Despite the Organic Festival being the largest of its kind in Europe, this year it was in jeopardy until Yeo Valley Organic stepped in as the key sponsor, and was still smaller than in previous years.
Sandwiched among the many food vendors selling an array of organic cheese, meat, fudge, veggies, beer, fruit and spices were zones dedicated to health and beauty products, sustainable fashion, NGOs and local community organisations.
Earnest activists spoke to small crowds about starting community gardens as tiny rocket plants were handed out nearby, with the smell of organic hamburgers wafting through the air.
Elsewhere in the Festival grounds, children clustered outside the Kids Taste Tent organised by the Soil Association’s Food For Life, a group dedicated to bringing local, fresh and healthy food into schools.
The Soil Association itself maintained a constant presence throughout the Festival (despite their singular and rather small booth), with members new and old sporting bright blue wristbands, granting them free access to the festivities.
Along with delicious smells, a general good feeling pervaded the space, helped along by happy children, generous free samples and exclusive Festival deals from the exhibitors.
By the end of a turn about the Festival grounds, visitors seemed content but a bit overwhelmed, often laden with reusable jute bags full of food and pamphlets.

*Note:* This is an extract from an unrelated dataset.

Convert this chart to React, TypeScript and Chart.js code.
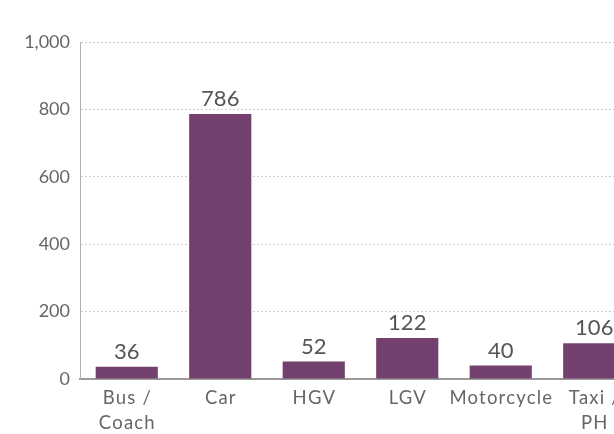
import React, { useEffect, useRef } from "react";
import { Chart, registerables } from "chart.js";

Chart.register(...registerables);

const categories: (string | string[])[] = [["Bus /", "Coach"], "Car", "HGV", "LGV", "Motorcycle", ["Taxi /", "PH"]];
const values: number[] = [36, 786, 52, 122, 40, 106];
const yTicks: number[] = [0, 200, 400, 600, 800, 1000];

const FONT = "Lato, sans-serif";
const TEXT = "#666666";
const BAR = "#74416f";

const valueLabels = {
  id: "valueLabels",
  afterDatasetsDraw(chart: any) {
    const ctx = chart.ctx;
    const meta = chart.getDatasetMeta(0);
    ctx.save();
    ctx.font = `22px ${FONT}`;
    ctx.fillStyle = "#555555";
    ctx.textAlign = "center";
    ctx.textBaseline = "bottom";
    meta.data.forEach((el: any, i: number) => {
      ctx.fillText(String(values[i]), el.x, el.y - 4);
    });
    ctx.restore();
  },
};

const categoryLabels = {
  id: "categoryLabels",
  afterDraw(chart: any) {
    const ctx = chart.ctx;
    const xs = chart.scales.x;
    const bottom = chart.chartArea.bottom;
    ctx.save();
    ctx.font = `18.5px ${FONT}`;
    (ctx as any).letterSpacing = "1.2px";
    ctx.fillStyle = TEXT;
    ctx.textAlign = "center";
    ctx.textBaseline = "middle";
    categories.forEach((c, i) => {
      const lines = Array.isArray(c) ? c : [c];
      const x = xs.getPixelForValue(i);
      lines.forEach((ln, j) => {
        ctx.fillText(ln, x + 0.6, bottom + 19 + j * 25);
      });
    });
    ctx.restore();
  },
};

export default function App() {
  const ref = useRef<HTMLCanvasElement | null>(null);
  useEffect(() => {
    if (!ref.current) return;
    const chart = new Chart(ref.current, {
      type: "bar",
      data: {
        labels: categories,
        datasets: [
          {
            data: values,
            backgroundColor: BAR,
            borderWidth: 0,
            categoryPercentage: 1,
            barPercentage: 0.665,
          },
        ],
      },
      options: {
        responsive: false,
        animation: false,
        layout: { padding: { top: 42, right: 4, left: 0, bottom: 0 } },
        plugins: { legend: { display: false }, tooltip: { enabled: false } },
        scales: {
          x: {
            grid: { display: false, drawTicks: false },
            border: { display: true, color: "#9a9a9a", width: 2 },
            ticks: { display: false },
            afterFit: (s: any) => { s.height = 55; },
          },
          y: {
            min: 0,
            max: 1000,
            afterBuildTicks: (s: any) => { s.ticks = yTicks.map((v) => ({ value: v })); },
            grid: { color: "#cccccc", drawTicks: false, lineWidth: 1 },
            border: { display: true, color: "#b0b0b0", width: 1, dash: [2, 2] },
            ticks: {
              color: TEXT,
              font: { family: FONT, size: 18 },
              padding: 10,
              callback: (v: any) => Number(v).toLocaleString("en-US"),
            },
            afterFit: (s: any) => { s.width = 80; },
          },
        },
      },
      plugins: [valueLabels, categoryLabels],
    });
    return () => chart.destroy();
  }, []);
  return (
    <div style={{ position: "fixed", left: 0, top: 0, width: 614, height: 434, overflow: "hidden", background: "#fff" }}>
      <canvas ref={ref} width={645} height={434} style={{ display: "block" }} />
    </div>
  );
}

The Soil Association wisely charged no admission for members and youth under 16, thereby encouraging new membership and fostering the next generation of organic consumers. The fact that there was a general admission to be exempt from (£5) was new – the Organic Festival was once completely free.
A large consumption-based event like the Organic Food Festival is full of decisions to make: ice cream from Cornwall or made of buffalo milk? Should I join the Avon Wildlife Trust? Would I prefer crumbly, buttery cheddar or a cheese more creamy and soft from Bath? Though brow-furrowing, these are gentle choices and part of an easy-going lifestyle.
Can the organic movement take that critical leap from individual choices in the grocery to society-wide change? The Soil Association’s Food Festival is certainly a critical step in bringing organic into the public sphere, and it is encouraging to see the number of small, local producers proudly displaying their sustainable wares.
I can only hope that the Festival does not continue to shrink and become more expensive, but remains an annual gathering point of the quietly growing organic movement.